LONDON, June 24 (Reuters) - The latest signs on the economy have been encouraging but the jury is still out on whether recovery is in the bag, Bank of England policymakers said on Wednesday.
Speaking before parliament's Treasury Committee, BoE Governor Mervyn King said that just because he was talking about exit strategies from the huge stimulus being put into the economy did not mean he was on the verge of raising interest rates.
He said the big picture outlook had not changed since the MPC made its May forecasts which showed inflation well below target even with the current degree of planned stimulus.
"If you withdraw stimulus too quickly, you run the risk that the dowturn will resume. Equally of course, we need to be very careful not to allow the stimulus to reach the point at which inflation takes off," King said.
Other MPC members also expressed scepticism that the latest data should be read as a sign that the economy was coming firmly out of recession.
"There's a considerable degree of uncertainty about the strength of the upturn, not just here but around the world," BoE Deputy Governor Charles Bean told the committee.

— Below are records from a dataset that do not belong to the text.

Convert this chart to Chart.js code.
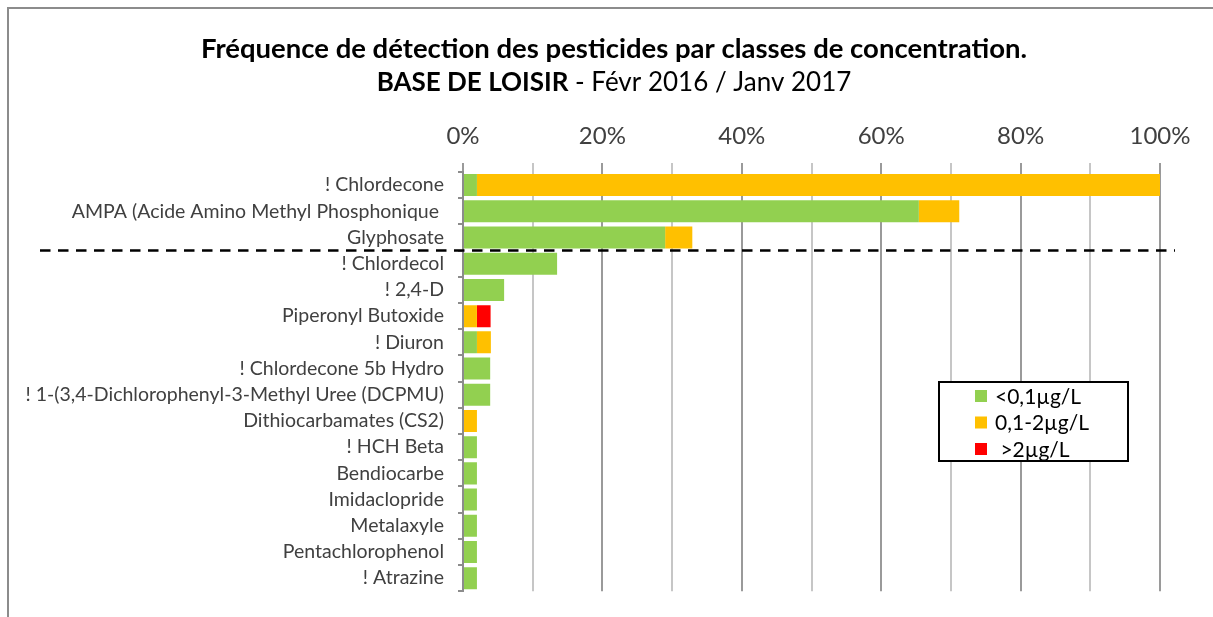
<!DOCTYPE html>
<html>
<head>
<meta charset="utf-8">
<script src="https://cdn.jsdelivr.net/npm/chart.js@4.4.0/dist/chart.umd.min.js"></script>
<style>
  body { margin: 0; background: #fff; }
  #wrap { width: 1213px; height: 617px; }
</style>
</head>
<body>
<div id="wrap"><canvas id="pestChart" width="1213" height="617"></canvas></div>
<script>
// ---------- data ----------
const categories = [
    '! Chlordecone',
    'AMPA (Acide Amino Methyl Phosphonique ',
    'Glyphosate',
    '! Chlordecol',
    '! 2,4-D',
    'Piperonyl Butoxide',
    '! Diuron',
    '! Chlordecone 5b Hydro',
    '! 1-(3,4-Dichlorophenyl-3-Methyl Uree (DCPMU)',
    'Dithiocarbamates (CS2)',
    '! HCH Beta',
    'Bendiocarbe',
    'Imidaclopride',
    'Metalaxyle',
    'Pentachlorophenol',
    '! Atrazine'
];
const seriesNames = ['<0,1µg/L', '0,1-2µg/L', ' >2µg/L'];
const lowConc  = [2, 65.4, 29, 13.5, 5.9, 0, 2, 3.9, 3.9, 0, 2, 2, 2, 2, 2, 2];
const midConc  = [98, 5.8, 3.9, 0, 0, 2, 2, 0, 0, 2, 0, 0, 0, 0, 0, 0];
const highConc = [0, 0, 0, 0, 0, 1.96, 0, 0, 0, 0, 0, 0, 0, 0, 0, 0];
const pctTicks = ['0%', '20%', '40%', '60%', '80%', '100%'];
const splitAfter = 2; // dashed separator after Glyphosate

const titleLine1 = 'Fréquence de détection des pesticides par classes de concentration.';
const titleBold = 'BASE DE LOISIR';
const titleRest = ' - Févr 2016 / Janv 2017';

const FONT = 'Lato, "Open Sans", sans-serif';

// frame around the whole picture (clipped right / bottom like the original)
const framePlugin = {
    id: 'frame',
    beforeDraw(chart) {
        const c = chart.ctx;
        c.save();
        c.strokeStyle = '#8c8c8c';
        c.lineWidth = 2;
        c.beginPath();
        c.moveTo(8, chart.height);
        c.lineTo(8, 8);
        c.lineTo(chart.width, 8);
        c.stroke();
        c.restore();
    }
};

// two title lines, second one mixes bold + normal
const titlePlugin = {
    id: 'twoLineTitle',
    afterDraw(chart) {
        const c = chart.ctx;
        const cx = 614;
        c.save();
        c.textBaseline = 'middle';
        c.fillStyle = '#000';
        c.textAlign = 'center';
        c.font = 'bold 27.5px ' + FONT;
        c.fillText(titleLine1, cx, 49);

        c.textAlign = 'left';
        c.font = 'bold 26px ' + FONT;
        const w1 = c.measureText(titleBold).width;
        c.font = '26px ' + FONT;
        const w2 = c.measureText(titleRest).width;
        const x0 = cx - (w1 + w2) / 2;
        c.font = 'bold 26px ' + FONT;
        c.fillText(titleBold, x0, 83);
        c.font = '26px ' + FONT;
        c.fillText(titleRest, x0 + w1, 83);
        c.restore();
    }
};

// dashed line between the top 3 and the rest
const separatorPlugin = {
    id: 'separator',
    afterDatasetsDraw(chart) {
        const y = chart.scales.y.getPixelForValue(splitAfter + 0.5);
        const c = chart.ctx;
        c.save();
        c.strokeStyle = '#000';
        c.lineWidth = 2.5;
        c.setLineDash([10.5, 7.5]);
        c.beginPath();
        c.moveTo(40, y);
        c.lineTo(1175, y);
        c.stroke();
        c.restore();
    }
};

// boxed legend inside the plot
const boxLegendPlugin = {
    id: 'boxLegend',
    afterDraw(chart) {
        const c = chart.ctx;
        const bx = 939, by = 382, bw = 189, bh = 79;
        c.save();
        c.fillStyle = '#fff';
        c.fillRect(bx, by, bw, bh);
        c.strokeStyle = '#000';
        c.lineWidth = 2;
        c.strokeRect(bx, by, bw, bh);
        c.font = '21px ' + FONT;
        c.textBaseline = 'middle';
        chart.data.datasets.forEach((ds, i) => {
            const cy = by + 14 + i * 26.5;
            c.fillStyle = ds.backgroundColor;
            c.fillRect(975, cy - 6, 12, 12);
            c.fillStyle = '#000';
            c.fillText(ds.label, 995, cy + 1);
        });
        c.restore();
    }
};

new Chart(document.getElementById('pestChart'), {
    type: 'bar',
    data: {
        labels: categories,
        datasets: [
            { label: seriesNames[0], data: lowConc,  backgroundColor: '#92D050' },
            { label: seriesNames[1], data: midConc,  backgroundColor: '#FFC000' },
            { label: seriesNames[2], data: highConc, backgroundColor: '#FF0000' }
        ]
    },
    options: {
        indexAxis: 'y',
        responsive: false,
        animation: false,
        layout: { padding: { left: 0, right: 53, top: 104.4, bottom: 25 } },
        datasets: { bar: { barPercentage: 0.84, categoryPercentage: 1 } },
        scales: {
            x: {
                position: 'top',
                stacked: true,
                min: 0,
                max: 100,
                border: { display: false },
                grid: {
                    color: ctx => (ctx.tick && ctx.tick.value % 20 === 0) ? '#9a9a9a' : '#c6c6c6',
                    lineWidth: 2,
                    drawTicks: true,
                    tickLength: 9
                },
                ticks: {
                    stepSize: 10,
                    autoSkip: false,
                    maxRotation: 0,
                    padding: 12,
                    color: '#404040',
                    font: { family: FONT, size: 24 },
                    callback: v => v % 20 === 0 ? pctTicks[v / 20] : ''
                },
                afterFit: s => { s.height = 67.6; }
            },
            y: {
                stacked: true,
                border: { color: '#8c8c8c', width: 2 },
                grid: {
                    offset: true,
                    drawOnChartArea: false,
                    drawTicks: true,
                    tickLength: 5,
                    color: '#8c8c8c',
                    lineWidth: 2
                },
                ticks: {
                    padding: 14,
                    autoSkip: false,
                    color: '#404040',
                    font: { family: FONT, size: 19.5 }
                },
                afterFit: s => { s.width = 463; }
            }
        },
        plugins: {
            legend: { display: false },
            tooltip: { enabled: false },
            title: { display: false }
        }
    },
    plugins: [framePlugin, titlePlugin, separatorPlugin, boxLegendPlugin]
});
</script>
</body>
</html>
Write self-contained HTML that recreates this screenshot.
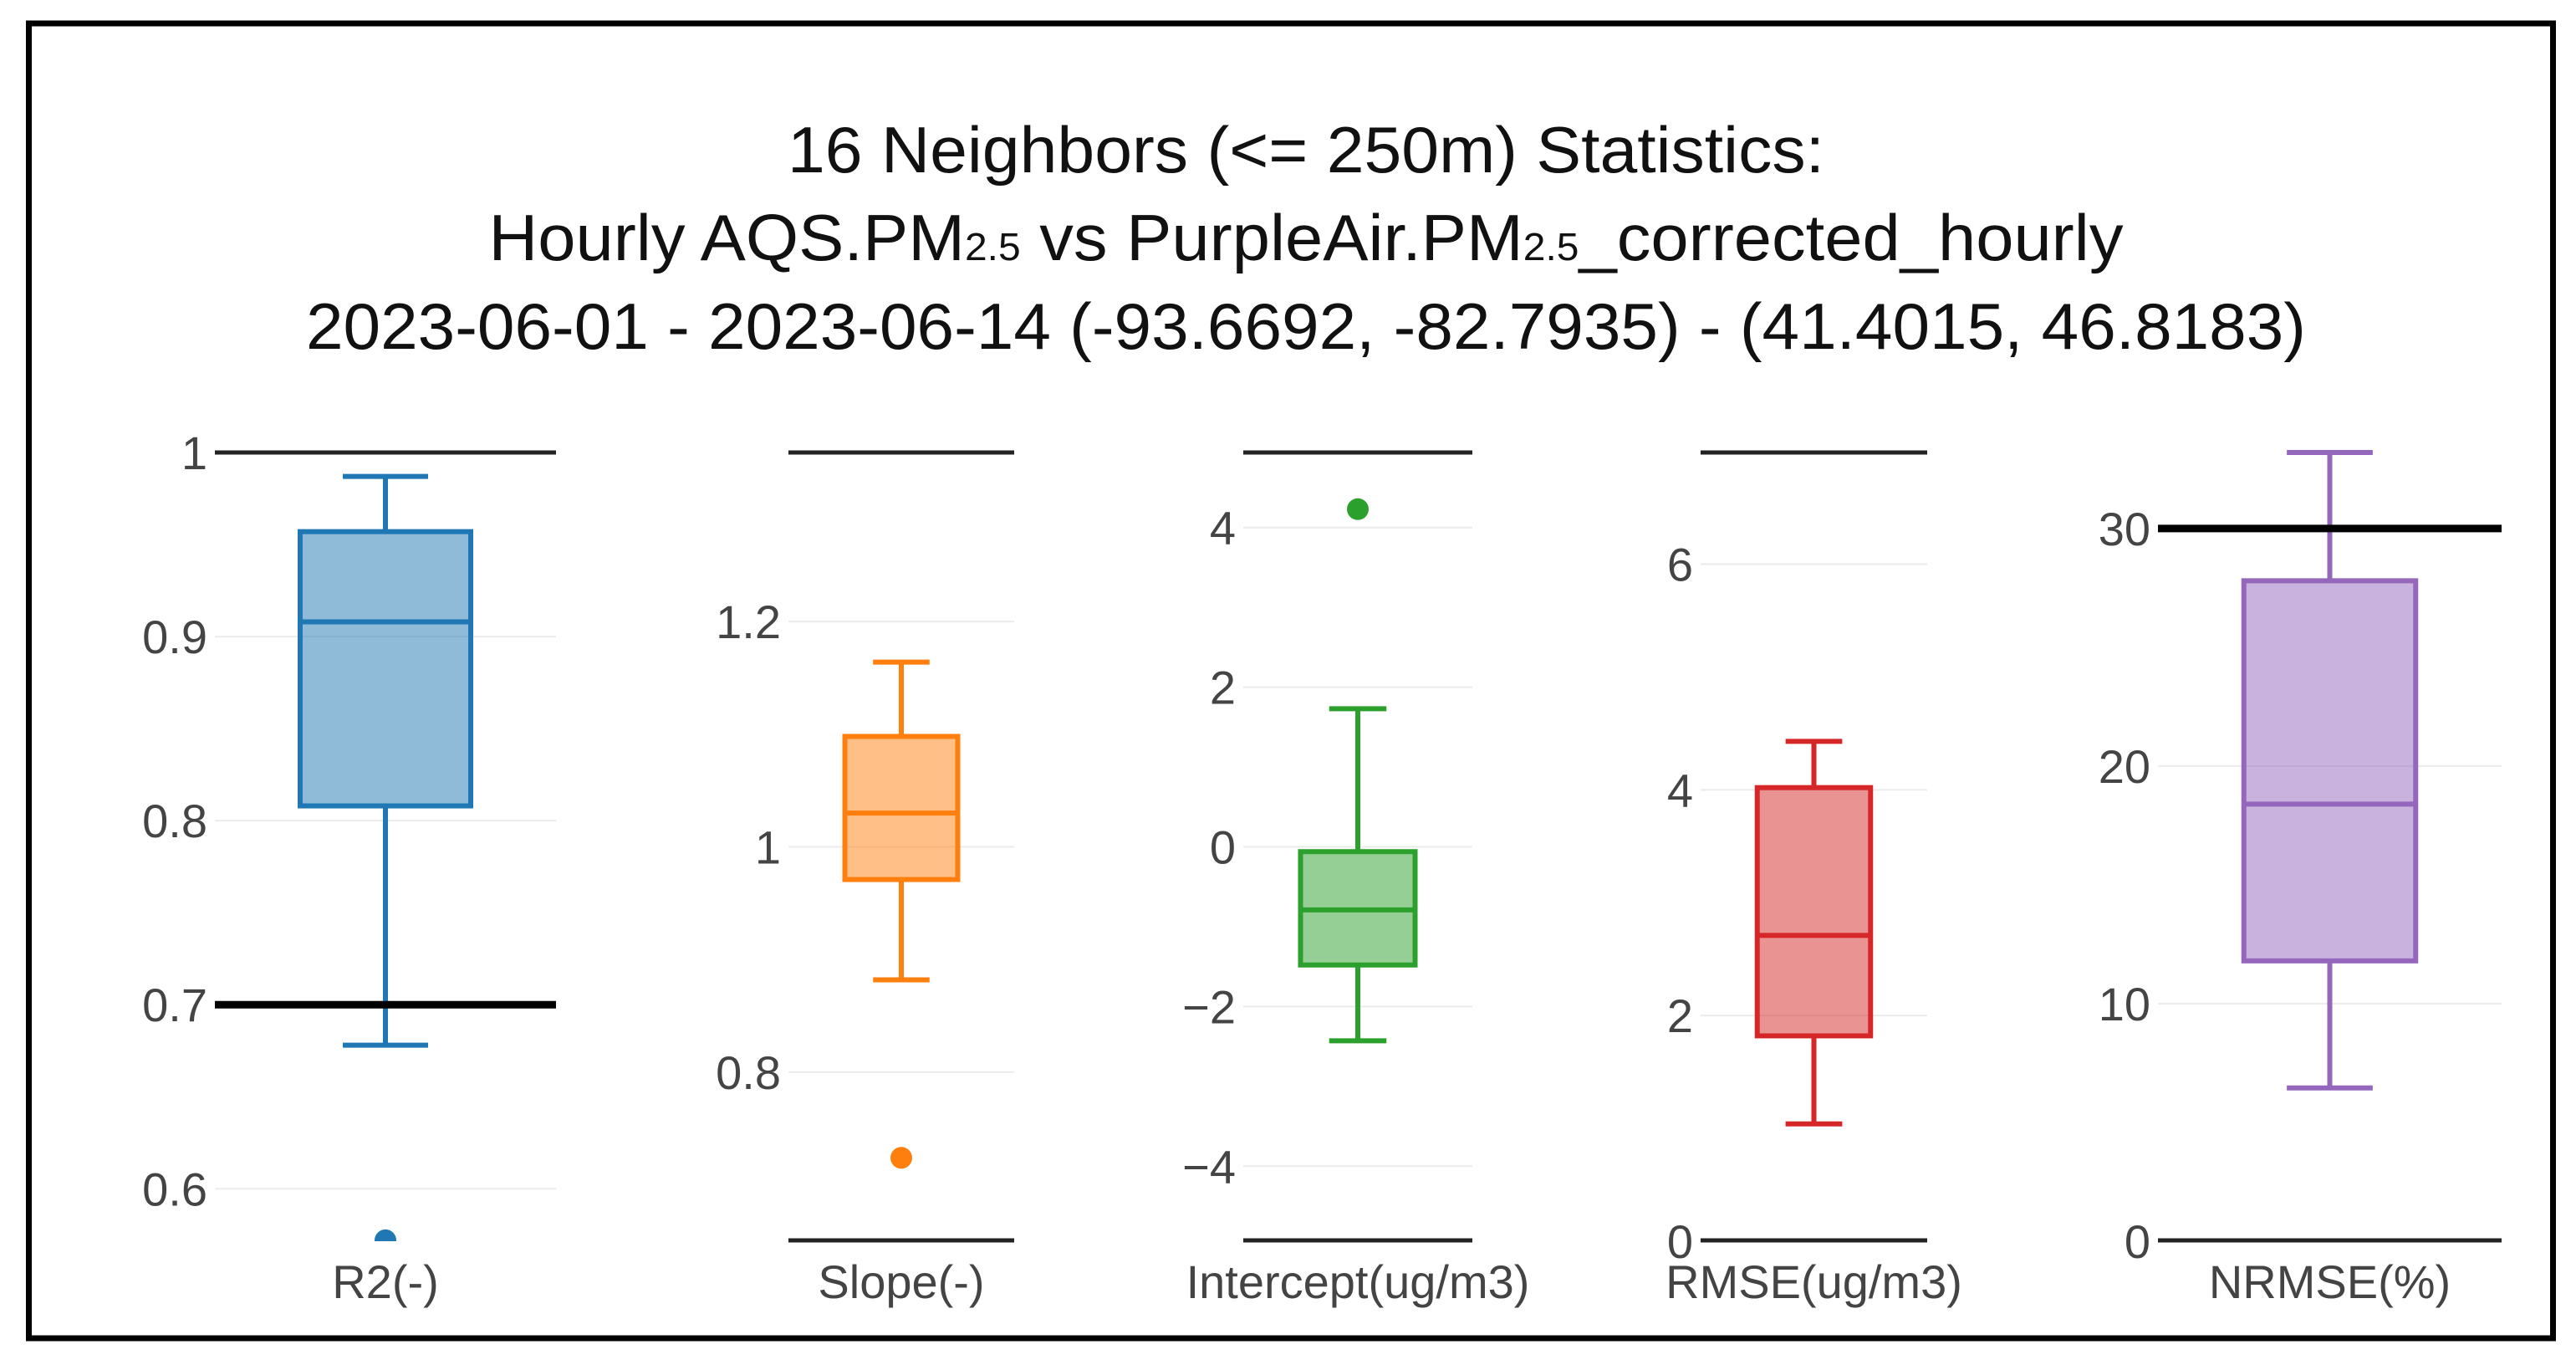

MPC member Kate Barker said she agreed with Bean's view. "To some extent the jury is still out," she said. "It certainly remains vulnerable to shocks, the financial system remains vulnerable."
Her colleague Andrew Sentance said that the economy may be bottoming out.
"I'd think I'd see this as evidence that the economy is reaching some sort of bottom of the fall in output. I would expect that to be followed by recovery in output, I think the question is we can't say how strong that's going to be," he said.